I was laid off; what do I do next?

I decided that I wanted to capture my experience of leaving the High Tech Industry in Silicon Valley and finding my next adventure. I have been part of the computer industry for over 20 years. For the most part I have loved the experience but I am ready to move on. I am looking at being laid off as a gift to help me find what I want to do next. Plus I am being realistic about my chances of finding another position in this youth-oriented industry. In addition, being a women has always been a disadvantage in High Tech and it has actually gotten worse instead of better in the last 20 years.

Being north of 40 is a challenge. It seems that many people believe that if you know about mainframes you could not possibly understand SaaS, cloud computing and netbooks. When the reality is, what you know from having 20 years of experience in this business, is that technology changes happen all the time. Everything cool today will be old and boring in 10 years just like mainframes and COBOL are boring today. JAVA and Web Services will be just a strange to a new generation of developers as mainframes and COBOL are to the current generation. In addition, having 20 years of experience you know that every trend recycles.
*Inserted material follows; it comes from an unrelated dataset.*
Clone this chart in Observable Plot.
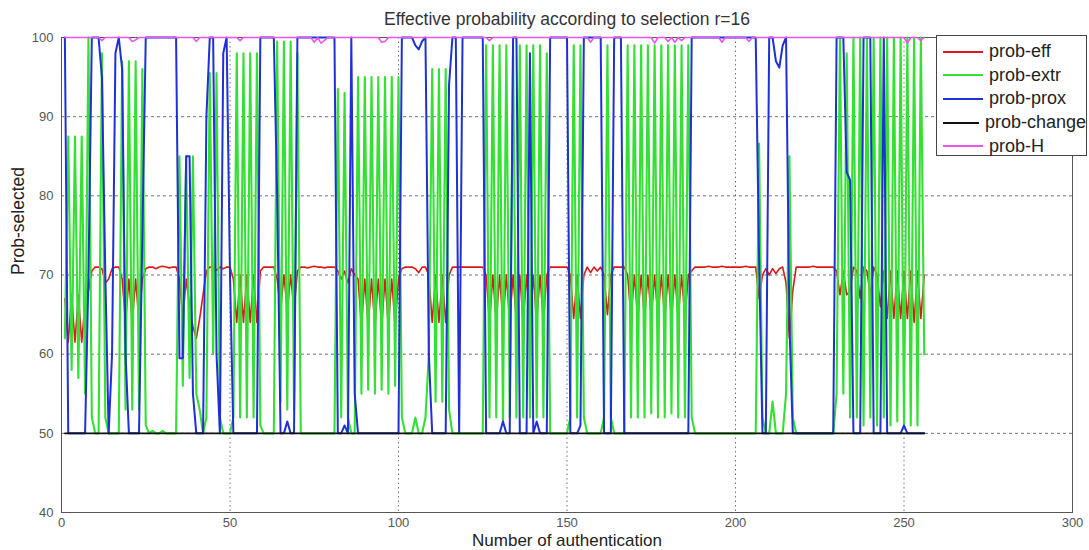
<!DOCTYPE html>
<html>
<head>
<meta charset="utf-8">
<script src="https://cdn.jsdelivr.net/npm/d3@7"></script>
<script src="https://cdn.jsdelivr.net/npm/@observablehq/plot@0.6"></script>
<style>
  html, body { margin: 0; padding: 0; background: #fff; }
  #wrap { position: relative; width: 1089px; height: 550px; font-family: "Liberation Sans", Arial, sans-serif; }
  #legend { position: absolute; left: 936px; top: 35px; width: 151px; height: 121px; border: 1px solid #444; background: #fff; box-sizing: border-box; padding-top: 4px; }
  .row { display: flex; align-items: center; height: 23.6px; }
  .sw { width: 40px; height: 0; border-top: 2px solid; margin-left: 6px; margin-right: 6px; }
  .lb { font-size: 18px; color: #222; white-space: nowrap; }
</style>
</head>
<body>
<div id="wrap"></div>
<script>
const title = "Effective probability according to selection r=16";
const xLabel = "Number of authentication";
const yLabel = "Prob-selected";
const xTicks = [0, 50, 100, 150, 200, 250, 300];
const yTicks = [40, 50, 60, 70, 80, 90, 100];
const seriesNames = ["prob-eff", "prob-extr", "prob-prox", "prob-change", "prob-H"];
const seriesColors = ["#dd1a1a", "#33e033", "#1f30d4", "#111111", "#ee55ee"];
const seriesWidths = [1.6, 2.1, 2, 1.8, 1.6];

// prob-eff (red), samples 1..256
const probEff = [
  67, 61.5, 67.5, 61.5, 67.5, 61.5, 66.5, 68, 70.5, 71,
  71, 70.8, 69, 69.5, 70.8, 71, 71, 69.5, 64, 69.5,
  64, 69.5, 64, 69.5, 70.8, 71, 71, 70.8, 71, 71.1,
  71, 70.9, 71, 71, 69.5, 64.5, 69.5, 66, 63.5, 62,
  64.5, 67.5, 70.5, 71, 71, 70.6, 71, 70.8, 71, 71,
  69.5, 64, 70, 64, 70, 64, 70, 64, 70.5, 71,
  71, 71, 71, 69.5, 65.5, 70, 65.5, 70, 65.5, 70.5,
  71, 71, 70.9, 71, 71.1, 71, 71, 70.9, 71, 71,
  71, 70.5, 69.5, 70.5, 69, 70.8, 70, 69.5, 63.5, 69.5,
  63.5, 69.5, 63.5, 69.5, 63.5, 69.5, 63.5, 69.5, 63.5, 69.5,
  70.8, 71, 71, 71, 70.8, 70.3, 71, 71, 70, 64,
  70, 64, 70, 64, 70, 71, 71, 71, 71, 71,
  71, 71, 71, 71, 71, 70, 64, 70, 64, 70,
  64, 70, 64, 70, 64, 70, 64, 70, 64, 70,
  64, 70, 64, 70, 71, 71, 71, 71, 71, 71,
  70, 64.5, 70, 64.5, 70, 71, 70.3, 71, 70.5, 71,
  70, 65, 70, 71, 71, 71, 71, 70, 64.5, 70,
  64.5, 70, 64.5, 70, 64.5, 70, 64.5, 70, 64.5, 70,
  64.5, 70, 64.5, 70, 64.5, 70, 70.5, 71, 71, 71,
  71, 71.1, 71, 71, 71, 71.1, 71, 71, 71, 71,
  71, 71, 71.1, 71, 71, 71, 67, 70, 70.8, 70,
  70.8, 70.2, 70.8, 71, 69, 62, 68, 71, 71, 71,
  71, 71, 71.1, 71, 71, 71, 71, 71, 71, 70.5,
  67.5, 70.5, 67.5, 68, 71, 70.5, 67, 71, 70.5, 67.5,
  71, 70, 66, 70.5, 64.5, 70.5, 64.5, 70.5, 64.5, 70.5,
  64.5, 70.5, 64, 70.5, 64.5, 70
];

// prob-extr (green)
const probExtr = [
  62, 87.5, 58, 87.5, 57, 87.5, 55, 100, 52, 50,
  50, 98, 52, 50, 50, 50, 50, 97, 53, 97,
  53, 97, 53, 96, 51, 50, 50.3, 50, 50, 50.3,
  50, 50, 50, 50, 85, 56, 85, 57, 85, 55,
  53, 50, 52, 95.5, 60, 95.5, 52, 50, 50, 50,
  52, 98, 52, 98, 52, 98, 52, 98, 51, 50,
  50, 50, 50, 99.5, 54, 99.5, 53, 99.5, 53, 98,
  50, 50, 50, 50, 50, 50, 50, 50, 50, 50,
  50, 93.5, 52, 93, 52, 50, 50, 95, 55, 95,
  55.5, 95, 55, 95, 55.5, 95, 55, 95, 56, 95,
  52, 50, 50, 50, 52, 50, 50, 52, 60, 96,
  54, 96, 54, 96, 53, 50, 50, 50, 50, 50,
  50, 50, 50, 50, 50, 99, 52, 99, 52, 99,
  51.5, 99, 52, 99, 52, 99, 52, 99, 52, 99,
  52, 99, 52, 98, 50, 50, 50, 50, 50, 50,
  52, 99, 52, 99, 52, 50, 50, 50, 50, 50,
  52, 99, 52, 50, 50, 50, 50, 99, 52, 99,
  52, 99, 52, 99, 52.5, 99, 52, 99, 52, 99,
  52.5, 99, 52, 99, 52, 99, 52, 50, 50, 50,
  50, 50, 50, 50, 50, 50, 50, 50, 50, 50,
  50, 50, 50, 50, 50, 50, 86.6, 52, 50, 50,
  54, 50, 50, 50, 55, 85, 52, 50, 50, 50,
  50, 50, 50, 50, 50, 50, 50, 50, 50, 55,
  100, 55, 98, 52, 100, 52, 100, 51, 100, 52,
  100, 51, 100, 52, 100, 51, 100, 51.5, 100, 51,
  100, 51, 100, 51, 100, 60
];

// prob-prox (blue)
const probProx = [
  100, 50, 50, 50, 50, 50, 50, 70, 100, 100,
  100, 95, 70, 50, 60, 98, 100, 96, 60, 50,
  50, 50, 50, 75, 100, 100, 100, 100, 100, 100,
  100, 100, 100, 100, 59.5, 59.5, 85, 85, 55, 50,
  50, 50, 90, 100, 100, 60, 50, 98, 100, 70,
  50, 50, 50, 50, 50, 50, 50, 50, 100, 100,
  100, 100, 100, 80, 50, 50, 51.5, 50, 50, 100,
  100, 100, 100, 100, 100, 100, 100, 100, 100, 100,
  100, 50, 50, 51, 50, 100, 55, 50, 50, 50,
  50, 50, 50, 50, 50, 50, 50, 50, 50, 50,
  100, 100, 100, 100, 99, 98.5, 99.5, 100, 60, 50,
  50, 50, 50, 50, 94, 100, 100, 50, 100, 100,
  100, 100, 100, 100, 100, 50, 50, 50, 50, 50,
  51.5, 50, 50, 100, 100, 50, 50, 50, 98, 50,
  51.5, 50, 50, 50, 100, 100, 100, 100, 100, 100,
  50, 50, 50, 51, 100, 100, 100, 100, 100, 100,
  50, 50, 50, 100, 100, 100, 50, 50, 50, 50,
  50, 50, 50, 50, 50, 50, 50, 50, 50, 50,
  50, 50, 50, 50, 50, 50, 100, 100, 100, 100,
  100, 100, 100, 100, 100, 100, 100, 100, 100, 100,
  100, 100, 100, 100, 100, 100, 72, 50, 50, 100,
  100, 97, 96.2, 99, 100, 64, 50, 50, 50, 50,
  50, 50, 50, 50, 50, 50, 50, 50, 50, 100,
  100, 100, 83, 82, 50, 50, 50, 100, 100, 100,
  50, 50, 50, 100, 50, 50, 50, 50, 50, 51,
  50, 50, 50, 50, 50, 50
];

// prob-change (black)
const probChange = [
  50, 50, 50, 50, 50, 50, 50, 50, 50, 50,
  50, 50, 50, 50, 50, 50, 50, 50, 50, 50,
  50, 50, 50, 50, 50, 50, 50, 50, 50, 50,
  50, 50, 50, 50, 50, 50, 50, 50, 50, 50,
  50, 50, 50, 50, 50, 50, 50, 50, 50, 50,
  50, 50, 50, 50, 50, 50, 50, 50, 50, 50,
  50, 50, 50, 50, 50, 50, 50, 50, 50, 50,
  50, 50, 50, 50, 50, 50, 50, 50, 50, 50,
  50, 50, 50, 50, 50, 50, 50, 50, 50, 50,
  50, 50, 50, 50, 50, 50, 50, 50, 50, 50,
  50, 50, 50, 50, 50, 50, 50, 50, 50, 50,
  50, 50, 50, 50, 50, 50, 50, 50, 50, 50,
  50, 50, 50, 50, 50, 50, 50, 50, 50, 50,
  50, 50, 50, 50, 50, 50, 50, 50, 50, 50,
  50, 50, 50, 50, 50, 50, 50, 50, 50, 50,
  50, 50, 50, 50, 50, 50, 50, 50, 50, 50,
  50, 50, 50, 50, 50, 50, 50, 50, 50, 50,
  50, 50, 50, 50, 50, 50, 50, 50, 50, 50,
  50, 50, 50, 50, 50, 50, 50, 50, 50, 50,
  50, 50, 50, 50, 50, 50, 50, 50, 50, 50,
  50, 50, 50, 50, 50, 50, 50, 50, 50, 50,
  50, 50, 50, 50, 50, 50, 50, 50, 50, 50,
  50, 50, 50, 50, 50, 50, 50, 50, 50, 50,
  50, 50, 50, 50, 50, 50, 50, 50, 50, 50,
  50, 50, 50, 50, 50, 50, 50, 50, 50, 50,
  50, 50, 50, 50, 50, 50
];

// prob-H (magenta)
const probH = [
  100, 100, 100, 100, 100, 100, 100, 100, 100, 100,
  100, 99.6, 100, 100, 100, 100, 100, 100, 100, 100,
  99.5, 99.7, 100, 100, 100, 100, 100, 100, 100, 100,
  100, 100, 100, 100, 100, 100, 100, 100, 100, 99.5,
  100, 100, 100, 100, 100, 100, 100, 100, 100, 100,
  100, 100, 99.6, 100, 100, 100, 100, 100, 100, 100,
  100, 100, 100, 100, 100, 100, 100, 100, 100, 100,
  100, 100, 100, 100, 99.4, 100, 99.3, 99.6, 100, 100,
  100, 100, 100, 100, 100, 100, 100, 100, 100, 100,
  100, 100, 100, 100, 99.4, 99.5, 100, 100, 100, 100,
  100, 100, 100, 100, 100, 100, 100, 100, 100, 100,
  100, 100, 100, 100, 100, 100, 100, 100, 100, 100,
  100, 100, 100, 100, 100, 100, 99.6, 100, 100, 100,
  100, 100, 100, 100, 100, 100, 100, 100, 100, 100,
  100, 100, 100, 100, 100, 100, 100, 100, 100, 100,
  100, 100, 100, 100, 100, 100, 99.4, 100, 100, 100,
  100, 100, 100, 100, 100, 100, 100, 100, 100, 100,
  100, 100, 100, 100, 100, 99.3, 100, 100, 100, 99.5,
  100, 99.4, 100, 99.6, 100, 100, 100, 100, 100, 100,
  100, 100, 100, 100, 100, 99.4, 100, 100, 100, 100,
  100, 100, 100, 99.5, 100, 100, 100, 100, 100, 100,
  100, 100, 100, 100, 100, 100, 100, 100, 100, 100,
  100, 100, 100, 100, 100, 100, 100, 100, 100, 100,
  100, 100, 100, 100, 100, 100, 100, 100, 100, 100,
  100, 100, 100, 100, 100, 100, 100, 100, 100, 100,
  99.3, 100, 100, 100, 99.6, 100
];

const seriesValues = [probEff, probExtr, probProx, probChange, probH];

const font = "'Liberation Sans', Arial, sans-serif";
const lineMarks = seriesValues.map((vals, k) =>
  Plot.lineY(vals, {x: (d, i) => i + 1, y: d => d, stroke: seriesColors[k], strokeWidth: seriesWidths[k]})
);

const chart = Plot.plot({
  width: 1089,
  height: 550,
  marginLeft: 61,
  marginRight: 17,
  marginTop: 37,
  marginBottom: 38,
  style: {fontFamily: font, background: "#fff", color: "#333", overflow: "visible"},
  x: {domain: [0, 300]},
  y: {domain: [40, 100]},
  marks: [
    Plot.gridX(xTicks, {stroke: "#444", strokeOpacity: 0.75, strokeDasharray: "1.5,3"}),
    Plot.gridY(yTicks, {stroke: "#444", strokeOpacity: 0.75, strokeDasharray: "3,3"}),
    Plot.frame({stroke: "#555"}),
    Plot.axisX(xTicks, {anchor: "bottom", tickSize: 0, tickPadding: 5, fontSize: 13, fill: "#555", label: null}),
    Plot.axisY(yTicks, {anchor: "left", tickSize: 0, tickPadding: 8, fontSize: 13, fill: "#555", label: null}),
    ...lineMarks,
    Plot.text([title], {frameAnchor: "top", dy: -18, fontSize: 17.5, fill: "#333", lineAnchor: "middle"}),
    Plot.text([xLabel], {frameAnchor: "bottom", dy: 28, fontSize: 17, fill: "#222", lineAnchor: "middle"}),
    Plot.text([yLabel], {frameAnchor: "left", dx: -43, rotate: -90, fontSize: 17.5, fill: "#222", lineAnchor: "middle"})
  ]
});

const wrap = document.getElementById("wrap");
wrap.appendChild(chart);

const legend = document.createElement("div");
legend.id = "legend";
seriesNames.forEach((name, k) => {
  const row = document.createElement("div");
  row.className = "row";
  const sw = document.createElement("div");
  sw.className = "sw";
  sw.style.borderTopColor = seriesColors[k];
  const lb = document.createElement("span");
  lb.className = "lb";
  lb.textContent = name;
  row.appendChild(sw);
  row.appendChild(lb);
  legend.appendChild(row);
});
wrap.appendChild(legend);
</script>
</body>
</html>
Best of breed; consolidation, virtualization, utility computing and so on have all been done before. This is probably why those of us north of 40 are always seen as cynical about technology by the young; we have seen some form of the current trend before and we know it will be replaced just like the last one was. This is not say that there have not been some incredible advances in technology and new developments in the past 20 years. I can not image a world without the Internet and cell phones. However, I can image a future without enterprise licensed software and in house data centers. I also believe that the laptop is going to be as outdated as the mainframe in 10 years and all software will be open source.

So what am I going to do next? They often say look at what you are passionate about and find a way to make it a business. So what I am passionate about outside of technology? Four things come to mind right away: Fashion; especially shoes, food; eating and cooking, exercise, and real estate.

Let's see, if there is a more youth oriented business than high tech it would be fashion. Probably not a great option. Besides my passion is acquiring shoes not designing shoes. Scratching this one off the list is really easy.


Getting paid to eat? I think I missed this trend already; there are already way too many cooking shows on cable TV. How about starting a restaurant? I lack a couple of things that make this a great option. One, extended family to work for next to nothing and two, lots of money to get it started. Plus I don't want to work harder than I did in High Tech and I think running a restaurant is a 24 by 7 job. Scratch this one off the list as well.

This leaves me with exercise and real estate. I have not ruled out being a personal trainer but I am not sure the financial rewards are along the lines I have gotten used to in High Tech.

So this leaves me with real estate. Yes, real estate! Why? It fits my what I loved most about my High Tech career in business development. Real Estate is all about creating win/win relationships. It requires strong negotiation skills, a personal network, tenacity, a sense of humor, intense self-motivation and the ability to put copious amounts of lipstick on a pig:-) Oh, and the ability to spot a trend.

I am going to try my hand at real estate I will let you know how it goes!

1 comment:

  1. Awesome Ms. Carla! I look forward to seeing the updates.